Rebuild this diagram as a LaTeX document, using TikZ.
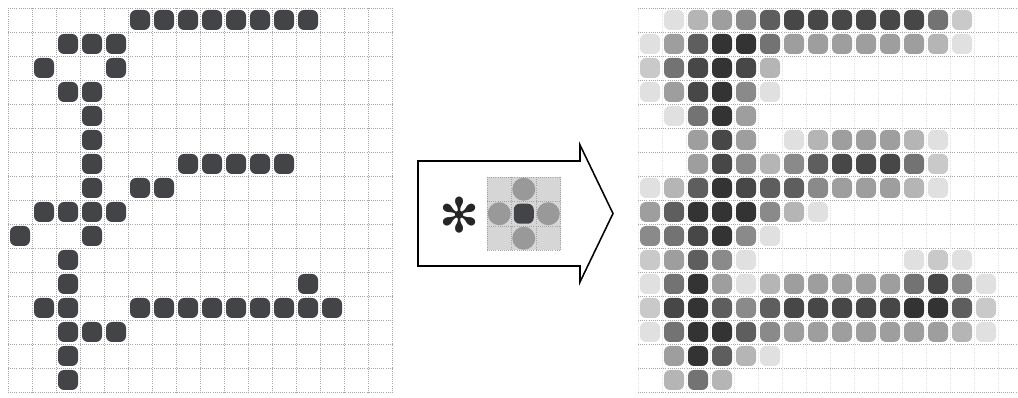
\documentclass[tikz,border=0pt]{standalone}
\usepackage{fontspec}
\newfontfamily\symfont{DejaVu Sans}
\begin{document}
\begin{tikzpicture}[x=0.025cm, y=-0.025cm,
  gridline/.style={gray!70, densely dotted, line width=0.5pt},
  faintline/.style={gray!25, densely dotted, line width=0.5pt},
  pixel/.style={rounded corners=0.15cm}]
\definecolor{pixdark}{RGB}{66,68,72}
\useasboundingbox (0,0) rectangle (1018,398);
% input grid
\foreach \k in {0,...,16} {
  \draw[gridline] (8+24*\k,8) -- (8+24*\k,392);
  \draw[gridline] (8,8+24*\k) -- (392,8+24*\k);
}
\foreach \py/\cols in {0/{5,6,7,8,9,10,11,12}, 1/{2,3,4}, 2/{1,4}, 3/{2,3}, 4/{3}, 5/{3},
    6/{3,7,8,9,10,11}, 7/{3,5,6}, 8/{1,2,3,4}, 9/{0,3}, 10/{2}, 11/{2,12},
    12/{1,2,5,6,7,8,9,10,11,12,13}, 13/{2,3,4}, 14/{2}, 15/{2}} {
  \foreach \px in \cols {
    \expandafter\gdef\csname pix\py-\px\endcsname{}
    \fill[pixel, pixdark] (10+24*\px,10+24*\py) rectangle (30+24*\px,30+24*\py);
  }
}
% arrow with kernel
\draw[line width=1.1pt, line join=miter] (418,161) -- (580,161) -- (580,145) -- (613,213.5)
  -- (580,282) -- (580,266) -- (418,266) -- cycle;
\node[scale=3.4, inner sep=0pt, black!85] (star) at (460,215) {\symfont ✻};
\begin{scope}[shift={(487,177)}]
\fill[black!16] (0,0) rectangle (73.5,73.5);
\foreach \k in {0,...,3} {
  \draw[gridline] (24.5*\k,0) -- (24.5*\k,73.5);
  \draw[gridline] (0,24.5*\k) -- (73.5,24.5*\k);
}
\foreach \cx/\cy in {1/0, 0/1, 2/1, 1/2}
  \fill[black!40] (24.5*\cx+12.25,24.5*\cy+12.25) circle[radius=11.5];
\fill[pixel, pixdark] (26.75,26.75) rectangle (46.75,46.75);
\end{scope}
% output grid
\begin{scope}
\clip (630,0) rectangle (1018,398);
\foreach \k in {0,...,16} {
  \draw[faintline] (638+24*\k,8) -- (638+24*\k,392);
  \draw[gridline] (638,8+24*\k) -- (1022,8+24*\k);
}
\foreach \py in {0,...,15} {
  \foreach \px in {0,...,15} {
    \gdef\pixsum{0}
    \foreach \dy/\dx/\w in {-1/-1/1, -1/0/2, -1/1/1, 0/-1/2, 0/0/4, 0/1/2, 1/-1/1, 1/0/2, 1/1/1} {
      \pgfmathtruncatemacro\ny{\py+\dy}
      \pgfmathtruncatemacro\nx{\px+\dx}
      \ifcsname pix\ny-\nx\endcsname
        \pgfmathtruncatemacro\newsum{\pixsum+\w}
        \global\let\pixsum\newsum
      \fi
    }
    \ifnum\pixsum>0
      \pgfmathtruncatemacro\tone{min(80,4+8.5*\pixsum)}
      \fill[pixel, black!\tone] (640+24*\px,10+24*\py) rectangle (660+24*\px,30+24*\py);
    \fi
  }
}
\end{scope}
\end{tikzpicture}
\end{document}
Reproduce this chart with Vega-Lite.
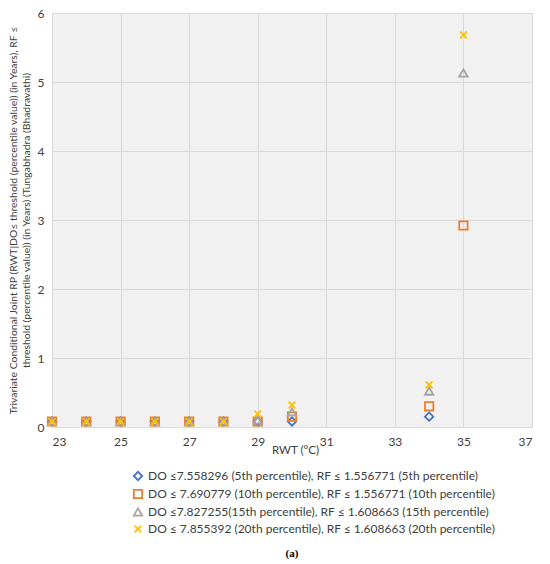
{
  "$schema": "https://vega.github.io/schema/vega-lite/v6.json",
  "width": 480,
  "height": 414,
  "autosize": {"type": "none"},
  "padding": {"left": 52, "top": 13, "right": 18, "bottom": 137},
  "background": "white",
  "config": {
    "font": "Lato",
    "view": {"fill": "#f1f1f1", "stroke": null},
    "axis": {"labelFont": "Lato", "titleFont": "Lato", "labelColor": "#404040", "titleColor": "#404040", "gridColor": "#d9d9d9", "ticks": false, "domain": false, "labelFontSize": 12, "titleFontSize": 11.5, "titleFontWeight": "normal"}
  },
  "title": {"text": "(a)", "orient": "bottom", "anchor": "middle", "font": "Liberation Serif", "fontSize": 11, "fontWeight": "bold", "color": "#000000", "offset": 12},
  "data": {"values": [
    {"rwt": 23, "rp": 0.08, "s": "s1"}, {"rwt": 24, "rp": 0.08, "s": "s1"}, {"rwt": 25, "rp": 0.08, "s": "s1"}, {"rwt": 26, "rp": 0.08, "s": "s1"}, {"rwt": 27, "rp": 0.08, "s": "s1"}, {"rwt": 28, "rp": 0.08, "s": "s1"}, {"rwt": 29, "rp": 0.08, "s": "s1"}, {"rwt": 30, "rp": 0.08, "s": "s1"}, {"rwt": 34, "rp": 0.15, "s": "s1"},
    {"rwt": 23, "rp": 0.08, "s": "s2"}, {"rwt": 24, "rp": 0.08, "s": "s2"}, {"rwt": 25, "rp": 0.08, "s": "s2"}, {"rwt": 26, "rp": 0.08, "s": "s2"}, {"rwt": 27, "rp": 0.08, "s": "s2"}, {"rwt": 28, "rp": 0.08, "s": "s2"}, {"rwt": 29, "rp": 0.08, "s": "s2"}, {"rwt": 30, "rp": 0.15, "s": "s2"}, {"rwt": 34, "rp": 0.3, "s": "s2"}, {"rwt": 35, "rp": 2.92, "s": "s2"},
    {"rwt": 23, "rp": 0.08, "s": "s3"}, {"rwt": 24, "rp": 0.08, "s": "s3"}, {"rwt": 25, "rp": 0.08, "s": "s3"}, {"rwt": 26, "rp": 0.08, "s": "s3"}, {"rwt": 27, "rp": 0.08, "s": "s3"}, {"rwt": 28, "rp": 0.08, "s": "s3"}, {"rwt": 29, "rp": 0.1, "s": "s3"}, {"rwt": 30, "rp": 0.22, "s": "s3"}, {"rwt": 34, "rp": 0.52, "s": "s3"}, {"rwt": 35, "rp": 5.13, "s": "s3"},
    {"rwt": 23, "rp": 0.08, "s": "s4"}, {"rwt": 24, "rp": 0.08, "s": "s4"}, {"rwt": 25, "rp": 0.08, "s": "s4"}, {"rwt": 26, "rp": 0.08, "s": "s4"}, {"rwt": 27, "rp": 0.08, "s": "s4"}, {"rwt": 28, "rp": 0.08, "s": "s4"}, {"rwt": 29, "rp": 0.19, "s": "s4"}, {"rwt": 30, "rp": 0.32, "s": "s4"}, {"rwt": 34, "rp": 0.61, "s": "s4"}, {"rwt": 35, "rp": 5.68, "s": "s4"}
  ]},
  "mark": {"type": "point", "filled": false, "strokeWidth": 1.8, "size": 70, "opacity": 1},
  "encoding": {
    "x": {"field": "rwt", "type": "quantitative", "scale": {"domain": [23, 37], "nice": false, "zero": false},
      "axis": {"values": [23, 25, 27, 29, 31, 33, 35, 37], "labelPadding": 9, "title": "RWT (°C)", "titleX": 243, "titleY": 26, "titleAnchor": "middle", "titleBaseline": "alphabetic"}},
    "y": {"field": "rp", "type": "quantitative", "scale": {"domain": [0, 6], "nice": false},
      "axis": {"values": [0, 1, 2, 3, 4, 5, 6], "labelPadding": 8, "title": ["Trivariate Conditional Joint RP (RWT|DO≤ threshold (percentile value)) (in Years), RF ≤", "threshold (percentile value)) (in Years) (Tungabhadra (Bhadravathi)"], "titleFontSize": 10.4, "titlePadding": 6, "titleLineHeight": 13}},
    "color": {"field": "s", "type": "nominal",
      "scale": {"domain": ["s1", "s2", "s3", "s4"], "range": ["#4472C4", "#ED7D31", "#A5A5A5", "#FFC000"]},
      "legend": {"orient": "none", "legendX": 80, "legendY": 457, "title": null, "labelFontSize": 12, "labelLimit": 0, "labelColor": "#404040", "rowPadding": 2, "symbolStrokeWidth": 1.8, "symbolSize": 70,
        "labelExpr": "datum.value == 's1' ? 'DO ≤7.558296 (5th percentile), RF ≤ 1.556771 (5th percentile)' : datum.value == 's2' ? 'DO ≤ 7.690779 (10th percentile), RF ≤ 1.556771 (10th percentile)' : datum.value == 's3' ? 'DO ≤7.827255(15th percentile), RF ≤ 1.608663 (15th percentile)' : 'DO ≤ 7.855392 (20th percentile), RF ≤ 1.608663 (20th percentile)'"}},
    "shape": {"field": "s", "type": "nominal",
      "scale": {"domain": ["s1", "s2", "s3", "s4"], "range": ["diamond", "square", "triangle-up", "M-0.8,-0.8L0.8,0.8M-0.8,0.8L0.8,-0.8"]},
      "legend": null}
  }
}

※

(TASK): Pick out the lines containing the string "this" and show them.

(EXPECTED ANSWER):
Rebuild this diagram as a LaTeX document, using TikZ.
Reproduce this chart with Vega-Lite.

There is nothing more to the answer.